I wish we could do it in Pennsylvania, and know that we cannot. Family resources make it possible for us to make the move to Vermont, and family is what calls us back to our New England roots. This call is not without its challenges, its risk, of course. But the call needs response, and we are ready to do it. And so, a summer of travel and visiting, presenting at the FGC Gathering in July, family on Cape Cod and Alaska, and finally we land in Vermont in mid-August-- just in time to prep some beds and plant 10 pounds of garlic.
Our dream is to grow food on the land, building soil and community, finding the quiet and space for relationships and family that we hunger for. Our dream is to live differently then the powerful and persistent race-of-the-rat that has so thoroughly hoodwinked us all into believing that someone else owns our time. Our dream is to move beyond the mediated life of the work-a-day, and into direct confrontation with what is.
Along those lines, I have been enjoying completely re-listening to The Dispossessed, by Ursula Le Guin, as I do my last bits of work on the farm I have been cultivating these past six years. This book is a revelation whenever I encounter it. One of the most powerful things that stays with me is the awareness of reality connected to the centrality of self-determination as expressed in a utopian anarchist society.

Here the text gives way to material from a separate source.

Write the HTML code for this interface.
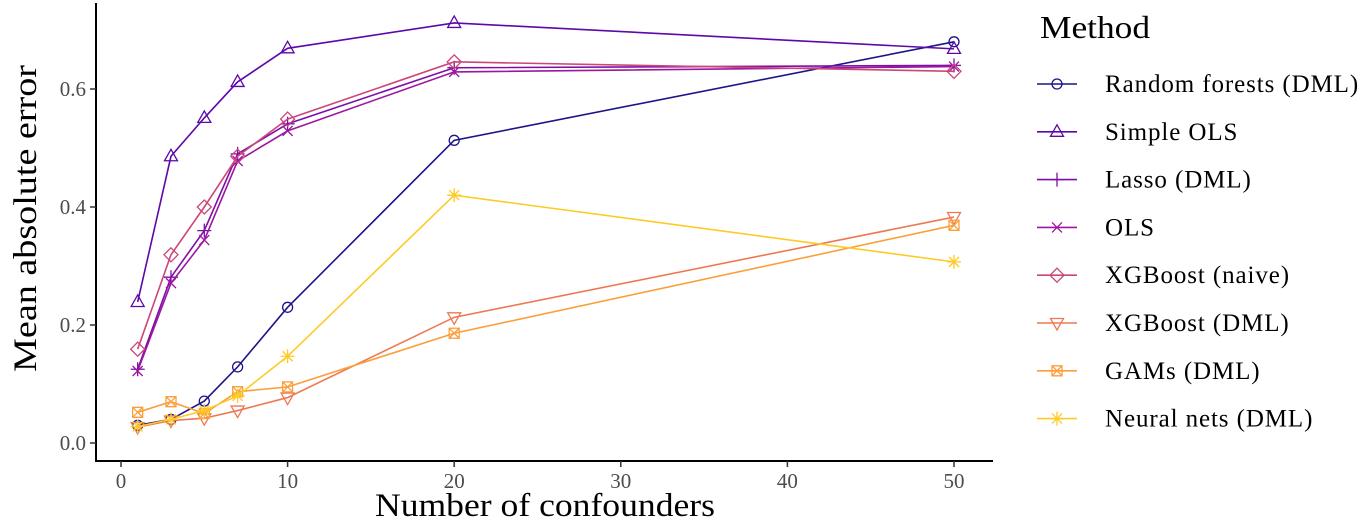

This is most directly expressed in the protagonists experience, as an anarchist, of visiting a highly polarized capitalist society. The protagonist-- a revolutionary physicist limited by his anarchist society, named Shevek-- travels to the home world from which the anarchists had fled, in order to explore his physics in intellectual freedom, in order to keep a sense of revolution alive in a complacent society. What Shevek notices clearly at one point on this highly polarized, classed, and capitalist world, is both the proliferation of and invisibility-in-plain-sight of excrement. Excrement-- human shit. Excrement-- human excess. Excrement-- art that is propaganda, distraction, drug. Excrement-- life without center, without purpose. Excrement to Shevek is real, part of life and necessarily something to be dealt with. But outside of the reality-loving society from which he comes, this is stuff that is pushed out of sight to the marginalized classes, and the results are bizarre to him.
Oh how this book makes me see our own society with new eyes, and my path with critical awareness. One of the issues that is so crucial in our farm project is compost. Where will we put it? What will we put in it? Water is an issue, we don't want to put it too close to well or upstream from pond. And location matters because we want it close enough so we can monitor it, use it, maybe easily add our own waste to it, as we get better at tending to its heat. I want to be up close and personal with this excrement that will make our gardens grow. I want to know this compost like the back of my hand, and know the value in all its forms.
And so I hope for the ability to see the excrement all around me, and to see its value, its reality. As I unhinge from a lifestyle of rush and tumble, reach and strive, I want to see all of life as it is, and not hide behind the structures that would keep life from me.